Write out the listing, please, but only from its first line through the line containing "bars = ax.barh(genders, students, height=0.45, color=bar_colors)", exactly as given and without pictures.

* Information provided
#####

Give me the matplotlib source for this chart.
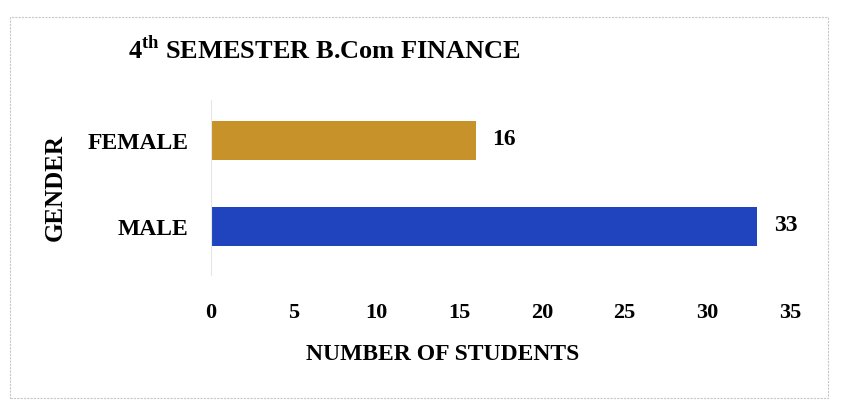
import matplotlib
matplotlib.use("Agg")
import matplotlib.pyplot as plt
from matplotlib.patches import Rectangle

genders = ["MALE", "FEMALE"]
students = [33, 16]
bar_colors = ["#1f44bd", "#c8922b"]
x_ticks = [0, 5, 10, 15, 20, 25, 30, 35]

plt.rcParams["font.family"] = "Liberation Serif"
plt.rcParams["font.weight"] = "bold"
plt.rcParams["mathtext.fontset"] = "custom"
plt.rcParams["mathtext.rm"] = "Liberation Serif:bold"
plt.rcParams["mathtext.bf"] = "Liberation Serif:bold"

fig = plt.figure(figsize=(8.41, 4.03), dpi=100)
fig.patch.set_facecolor("white")

W, H = 841, 403
# faint box around the chart
fig.patches.append(Rectangle((10 / W, 5 / H), 818 / W, 381 / H, transform=fig.transFigure,
                             fill=False, edgecolor="#c8c8c8", linewidth=0.8, linestyle=(0, (2, 1))))

ax = fig.add_axes([211 / W, 1 - 275 / H, 579 / W, 175 / H])
bars = ax.barh(genders, students, height=0.45, color=bar_colors)

ax.set_xlim(0, 35)
ax.set_ylim(-0.56, 1.47)
ax.set_xticks(x_ticks)
ax.tick_params(axis="x", length=0, pad=20, labelsize=16)
ax.tick_params(axis="y", length=0, pad=16, labelsize=17)
for s in ["top", "right", "bottom"]:
    ax.spines[s].set_visible(False)
ax.spines["left"].set_color("#e6e6e6")
ax.spines["left"].set_linewidth(0.8)

for b, v in zip(bars, students):
    ax.annotate(str(v), (b.get_width(), b.get_y() + b.get_height() * 0.5),
                xytext=(12, 1), textcoords="offset points", va="center",
                fontsize=17, fontweight="bold")

fig.text(128 / W, 1 - 50 / H, r"4$^{\mathrm{th}}$ SEMESTER B.Com FINANCE",
         fontsize=19, fontweight="bold", va="center", ha="left")
fig.text(55 / W, 1 - 187 / H, "GENDER", rotation=90, fontsize=18,
         fontweight="bold", va="center", ha="center")
fig.text(443 / W, 1 - 355 / H, "NUMBER OF STUDENTS", fontsize=17,
         fontweight="bold", va="center", ha="center")

fig.savefig("out.png", dpi=100)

#####

* Written response
Give me the matplotlib source for this chart.
import matplotlib
matplotlib.use("Agg")
import matplotlib.pyplot as plt
from matplotlib.patches import Rectangle

genders = ["MALE", "FEMALE"]
students = [33, 16]
bar_colors = ["#1f44bd", "#c8922b"]
x_ticks = [0, 5, 10, 15, 20, 25, 30, 35]

plt.rcParams["font.family"] = "Liberation Serif"
plt.rcParams["font.weight"] = "bold"
plt.rcParams["mathtext.fontset"] = "custom"
plt.rcParams["mathtext.rm"] = "Liberation Serif:bold"
plt.rcParams["mathtext.bf"] = "Liberation Serif:bold"

fig = plt.figure(figsize=(8.41, 4.03), dpi=100)
fig.patch.set_facecolor("white")

W, H = 841, 403
# faint box around the chart
fig.patches.append(Rectangle((10 / W, 5 / H), 818 / W, 381 / H, transform=fig.transFigure,
                             fill=False, edgecolor="#c8c8c8", linewidth=0.8, linestyle=(0, (2, 1))))

ax = fig.add_axes([211 / W, 1 - 275 / H, 579 / W, 175 / H])
bars = ax.barh(genders, students, height=0.45, color=bar_colors)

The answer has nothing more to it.